COLLECTED MATERIAL

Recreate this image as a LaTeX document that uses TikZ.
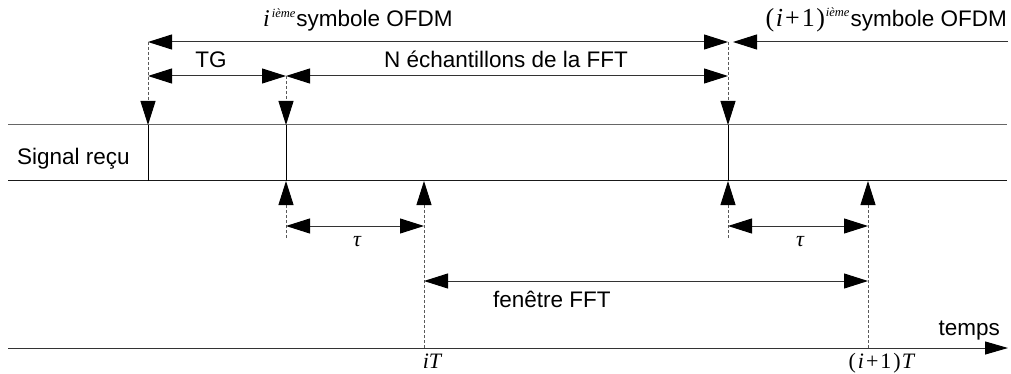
\documentclass[tikz,border=0pt]{standalone}
\usepackage{fontspec}
\setmainfont{Liberation Sans}
\newfontfamily\tms{Liberation Serif}
\usetikzlibrary{arrows.meta}
\tikzset{
  tipA/.tip={Triangle[length=24pt,width=15pt,color=black]},
  ln/.style={line width=1pt,draw=black!80},
  dbl/.style={ln,tipA-tipA},
  onearrow/.style={ln,-tipA},
  dsh/.style={line width=0.9pt,draw=black!65,dash pattern=on 3pt off 2pt},
  lbl/.style={inner sep=0pt,font=\fontsize{22.5}{24}\selectfont},
  mth/.style={inner sep=0pt,font=\tms\fontsize{22}{24}\selectfont},
}
\begin{document}
\begin{tikzpicture}[x=1pt,y=-1pt]
\useasboundingbox (0,0) rectangle (1011,374);
% key coordinates
\coordinate (A1) at (148,42);
\coordinate (A2) at (728,42);
\coordinate (A3) at (733,42);
\coordinate (A4) at (1008,42);
\coordinate (B1) at (148,76);
\coordinate (B2) at (286,76);
\coordinate (B3) at (728,76);
\coordinate (S1) at (148,125);
\coordinate (S2) at (286,125);
\coordinate (S3) at (728,125);
\coordinate (R1) at (148,181);
\coordinate (R2) at (286,181);
\coordinate (R3) at (728,181);
\coordinate (R4) at (424,181);
\coordinate (R5) at (868,181);
\coordinate (L0) at (8,125);
\coordinate (L1) at (1007,125);
\coordinate (M0) at (8,181);
\coordinate (M1) at (1007,181);
\coordinate (D2) at (286,238);
\coordinate (D3) at (728,238);
\coordinate (T2) at (286,226);
\coordinate (T4) at (424,226);
\coordinate (T3) at (728,226);
\coordinate (T5) at (868,226);
\coordinate (F4) at (424,281);
\coordinate (F5) at (868,281);
\coordinate (X4) at (424,348);
\coordinate (X5) at (868,348);
\coordinate (X0) at (8,348);
\coordinate (X1) at (1008,348);

% signal lines
\draw[ln,draw=black!60] (L0) -- (L1);
\draw[ln,draw=black!90] (M0) -- (M1);
\draw[line width=1pt] (S1) -- (R1);
\draw[line width=1pt] (S2) -- (R2);
\draw[line width=1pt] (S3) -- (R3);

% top arrows
\draw[dbl] (A1) -- (A2);
\draw[onearrow] (A4) -- (A3);
\draw[dbl] (B1) -- (B2);
\draw[dbl] (B2) -- (B3);

% dashed down arrows
\draw[dsh,-tipA] (A1) -- (S1);
\draw[dsh,-tipA] (B2) -- (S2);
\draw[dsh,-tipA] (A2) -- (S3);

% dashed up arrows
\draw[dsh,-tipA] (D2) -- (R2);
\draw[dsh,-tipA] (X4) -- (R4);
\draw[dsh,-tipA] (D3) -- (R3);
\draw[dsh,-tipA] (X5) -- (R5);

% tau arrows and window
\draw[dbl] (T2) -- (T4);
\draw[dbl] (T3) -- (T5);
\draw[dbl] (F4) -- (F5);

% time axis
\draw[ln,-{Triangle[length=23pt,width=13pt,color=black]}] (X0) -- (X1);

% labels
\node[lbl,anchor=base west] (title1) at (263,27) {{\tms\itshape\fontsize{24}{24}\selectfont i}\hspace{2pt}\raisebox{9pt}{\tms\itshape\fontsize{12.5}{12}\selectfont ième}\hspace{1pt}symbole OFDM};
\node[lbl,anchor=base east] (title2) at (1007,27) {{\tms\fontsize{26}{26}\selectfont(\hspace{1.5pt}\textit{i}\hspace{2pt}+\hspace{2pt}1\hspace{1.5pt})}\hspace{1pt}\raisebox{10pt}{\tms\itshape\fontsize{12.5}{12}\selectfont ième}\hspace{1pt}symbole OFDM};
\node[lbl,anchor=base] (tg) at (211,67.5) {TG};
\node[lbl,anchor=base] (nfft) at (506,67.5) {N échantillons de la FFT};
\node[lbl,anchor=base west] (sig) at (17,165) {Signal reçu};
\node[mth,anchor=base] (tau1) at (357,246) {\itshape τ};
\node[mth,anchor=base] (tau2) at (800,246) {\itshape τ};
\node[lbl,anchor=base west] (fen) at (493,307) {fenêtre FFT};
\node[lbl,anchor=base east] (temps) at (1000,335) {temps};
\node[mth,anchor=base] (iT) at (432,368) {\itshape iT};
\node[mth,anchor=base] (i1T) at (882,368) {(\hspace{2pt}\textit{i}\hspace{2pt}+\hspace{2pt}1\hspace{2pt})\hspace{1pt}\textit{T}};
\end{tikzpicture}
\end{document}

TASK DIRECTIONS
Restate the full listing verbatim and drop every picture.

RESPONSE TO THIS EXERCISE
Recreate this image as a LaTeX document that uses TikZ.
\documentclass[tikz,border=0pt]{standalone}
\usepackage{fontspec}
\setmainfont{Liberation Sans}
\newfontfamily\tms{Liberation Serif}
\usetikzlibrary{arrows.meta}
\tikzset{
  tipA/.tip={Triangle[length=24pt,width=15pt,color=black]},
  ln/.style={line width=1pt,draw=black!80},
  dbl/.style={ln,tipA-tipA},
  onearrow/.style={ln,-tipA},
  dsh/.style={line width=0.9pt,draw=black!65,dash pattern=on 3pt off 2pt},
  lbl/.style={inner sep=0pt,font=\fontsize{22.5}{24}\selectfont},
  mth/.style={inner sep=0pt,font=\tms\fontsize{22}{24}\selectfont},
}
\begin{document}
\begin{tikzpicture}[x=1pt,y=-1pt]
\useasboundingbox (0,0) rectangle (1011,374);
% key coordinates
\coordinate (A1) at (148,42);
\coordinate (A2) at (728,42);
\coordinate (A3) at (733,42);
\coordinate (A4) at (1008,42);
\coordinate (B1) at (148,76);
\coordinate (B2) at (286,76);
\coordinate (B3) at (728,76);
\coordinate (S1) at (148,125);
\coordinate (S2) at (286,125);
\coordinate (S3) at (728,125);
\coordinate (R1) at (148,181);
\coordinate (R2) at (286,181);
\coordinate (R3) at (728,181);
\coordinate (R4) at (424,181);
\coordinate (R5) at (868,181);
\coordinate (L0) at (8,125);
\coordinate (L1) at (1007,125);
\coordinate (M0) at (8,181);
\coordinate (M1) at (1007,181);
\coordinate (D2) at (286,238);
\coordinate (D3) at (728,238);
\coordinate (T2) at (286,226);
\coordinate (T4) at (424,226);
\coordinate (T3) at (728,226);
\coordinate (T5) at (868,226);
\coordinate (F4) at (424,281);
\coordinate (F5) at (868,281);
\coordinate (X4) at (424,348);
\coordinate (X5) at (868,348);
\coordinate (X0) at (8,348);
\coordinate (X1) at (1008,348);

% signal lines
\draw[ln,draw=black!60] (L0) -- (L1);
\draw[ln,draw=black!90] (M0) -- (M1);
\draw[line width=1pt] (S1) -- (R1);
\draw[line width=1pt] (S2) -- (R2);
\draw[line width=1pt] (S3) -- (R3);

% top arrows
\draw[dbl] (A1) -- (A2);
\draw[onearrow] (A4) -- (A3);
\draw[dbl] (B1) -- (B2);
\draw[dbl] (B2) -- (B3);

% dashed down arrows
\draw[dsh,-tipA] (A1) -- (S1);
\draw[dsh,-tipA] (B2) -- (S2);
\draw[dsh,-tipA] (A2) -- (S3);

% dashed up arrows
\draw[dsh,-tipA] (D2) -- (R2);
\draw[dsh,-tipA] (X4) -- (R4);
\draw[dsh,-tipA] (D3) -- (R3);
\draw[dsh,-tipA] (X5) -- (R5);

% tau arrows and window
\draw[dbl] (T2) -- (T4);
\draw[dbl] (T3) -- (T5);
\draw[dbl] (F4) -- (F5);

% time axis
\draw[ln,-{Triangle[length=23pt,width=13pt,color=black]}] (X0) -- (X1);

% labels
\node[lbl,anchor=base west] (title1) at (263,27) {{\tms\itshape\fontsize{24}{24}\selectfont i}\hspace{2pt}\raisebox{9pt}{\tms\itshape\fontsize{12.5}{12}\selectfont ième}\hspace{1pt}symbole OFDM};
\node[lbl,anchor=base east] (title2) at (1007,27) {{\tms\fontsize{26}{26}\selectfont(\hspace{1.5pt}\textit{i}\hspace{2pt}+\hspace{2pt}1\hspace{1.5pt})}\hspace{1pt}\raisebox{10pt}{\tms\itshape\fontsize{12.5}{12}\selectfont ième}\hspace{1pt}symbole OFDM};
\node[lbl,anchor=base] (tg) at (211,67.5) {TG};
\node[lbl,anchor=base] (nfft) at (506,67.5) {N échantillons de la FFT};
\node[lbl,anchor=base west] (sig) at (17,165) {Signal reçu};
\node[mth,anchor=base] (tau1) at (357,246) {\itshape τ};
\node[mth,anchor=base] (tau2) at (800,246) {\itshape τ};
\node[lbl,anchor=base west] (fen) at (493,307) {fenêtre FFT};
\node[lbl,anchor=base east] (temps) at (1000,335) {temps};
\node[mth,anchor=base] (iT) at (432,368) {\itshape iT};
\node[mth,anchor=base] (i1T) at (882,368) {(\hspace{2pt}\textit{i}\hspace{2pt}+\hspace{2pt}1\hspace{2pt})\hspace{1pt}\textit{T}};
\end{tikzpicture}
\end{document}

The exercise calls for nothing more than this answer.